In a world of pumpkin spice highlights, mermaid hair, and balayage, hair color trends can be a confusing feed to follow. While some prefer to go bold with their tresses, you can bring it back to the old school days with babylights. What are babylights, exactly?
They might sound like a vague nod to Lolita style, but the look is actually all about keeping it natural. "Babylights are a method of lightening the hair to simulate the delicate wisps of lightness found naturally on children. Essentially, they are the “no-makeup makeup” of hair, minimal and easy to maintain," Jaymi Van Horne, a hairstylist at Toronto's Good Day Hairshop and with over 10 years experience, explained in an email interview with Bustle.
Their size also varies from regular highlights. "Babylights are super fine, pencil thin, incredibly natural looking highlights, that add depth and dimension to your style," Raqui Minwell, a former hair stylist with seven years experience and a specialty in babylights, added.
The highlights are achieved by coloring tiny strands of hair rather than thicker pieces. "I used to do them by weaving impossibly thin pieces of hair, separating those pieces from the rest of the hair and applying lightener," Minwell elaborates. The subtle size of the strand not only helps the highlights look more natural, but also makes the grow-out process of the color seem undetectable.

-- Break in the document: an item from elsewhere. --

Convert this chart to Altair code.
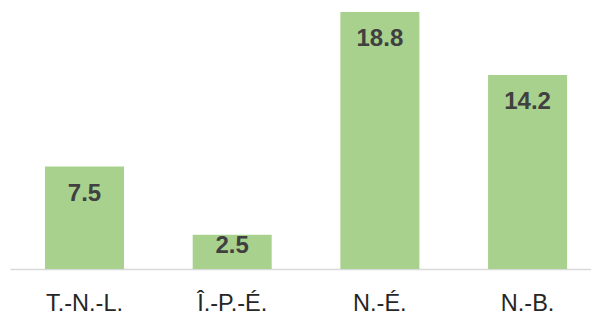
import altair as alt
import pandas as pd

categories = ["T.-N.-L.", "Î.-P.-É.", "N.-É.", "N.-B."]
values = [7.5, 2.5, 18.8, 14.2]
labels = ["7.5", "2.5", "18.8", "14.2"]

df = pd.DataFrame({"cat": categories, "value": values, "label": labels})

x = alt.X("cat:N", sort=categories, title=None,
          scale=alt.Scale(paddingInner=0.465, paddingOuter=0.1994, align=0.594),
          axis=alt.Axis(labelAngle=0, ticks=False, tickSize=0, domain=True, grid=False,
                        domainColor="#D9D9D9", domainWidth=1.3,
                        labelFont="Liberation Sans", labelFontSize=23.5,
                        labelColor="#262626", labelBaseline="alphabetic",
                        labelPadding=41))
y = alt.Y("value:Q", title=None, scale=alt.Scale(domain=[0, 19.1], nice=False),
          axis=None)

base = alt.Chart(df)

bars = base.mark_bar(color="#A9D18E").encode(x=x, y=y)

txt_big = base.transform_filter("datum.value >= 4").mark_text(
    font="Liberation Sans", fontWeight="bold", fontSize=24, color="#404040",
    baseline="middle", dy=27).encode(x=x, y=y, text="label:N")
txt_small = base.transform_filter("datum.value < 4").mark_text(
    font="Liberation Sans", fontWeight="bold", fontSize=24, color="#404040",
    baseline="middle", dy=11).encode(x=x, y=y, text="label:N")

chart = alt.layer(bars, txt_big, txt_small).properties(
    width=581, height=261,
    background="white",
    autosize=alt.AutoSizeParams(type="none"),
    padding={"left": 2, "top": 0, "right": 0, "bottom": 45},
).configure_view(strokeWidth=0, stroke="transparent")

chart.save("out.html", embed_options={"renderer": "svg", "actions": False})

"Each section being lightened is either weaved or sliced at half the size of a regular highlight to ensure minimal detection when the lightened hair begins to grow out," Van Horne confirms.
Since it's a more natural color design, this style allows you to stick closely to your original hair color while still accenting it with subtle hues. Due to their subtlety, they'll look more like you spent a day out on the beach rather than a salon chair. That considered, this would be the perfect way to add some dimension to your hair but not change it too drastically.
If you have naturally fine hair, this look will work even more in your favor. "I think every hair type can benefit from this look, but this is a must do technique for thin hair," Minwell says. "Since the hair is already thin, it is incredibly important that it is never overpowered by anything like product, but especially color! These microlights are great because you can still get the benefits of adding (the illusion, in some cases) of depth and dimension."
While the fine highlights might look suspiciously close to balayage, it actually differs in technique in a big way. "Balayage is painted directly on the hair, as if the hair were a canvas. Babylights used foil or some such material to separate the hair that received the lightener from the unprocessed hair. This is crucial because keeping the tiny lightened parts separate is what allows the grow out to look so natural," Minwell says.
While this technique doesn't usually cost more than regular highlights, the price of getting it done in a salon can vary. According to Minwell, variables like the salon you go to, the expertise of your stylist, and whether you want a full or partial head will play a factor. "This is a pretty laborious process that can take a long time (1.5-3 hours depending on hair length, and thickness)," she says, "So I wouldn’t expect to spend less than $150-$200."
Van Horne agrees that if you get a price that's lower than a $100, you should be hesitant. "The cost of emerging trends are always a little pricier but if you are paying less than $90 for a full set of babylights, I would be concerned about the outcome. Not everyone is familiar with the technique and it is always my recommendation that you ask to see your stylists color work in the form of a social media account or online portfolio before sitting down in their chair," she says. Babylights are double the work than highlights, so the price makes sense.
While that might be a pretty penny for some, you can at least be rest assured that you'll look timeless while sporting it. While pumpkin spice hues might be seasonal, Minwell believes babylights are more of a hair staple. "This has been here and will always be here," she says. "No matter what the trends are, people will always want a more natural look. So it might be more popular at times but it will never go away."
Van Horne points out how we've seen examples of the micro highlights as far back as the early '90s, meaning they've stuck around even as styles and fashions had dramatically changed. "Topanga from Boy Meets World sported them in the 90’s, the Olsen twins in the early 2000’s and pretty much every blonde or brunette celebrity you encounter on the internet is rocking the hell out of them today."
If you're looking to lighten your locks without making much of a color commitment, this could be the trend for you.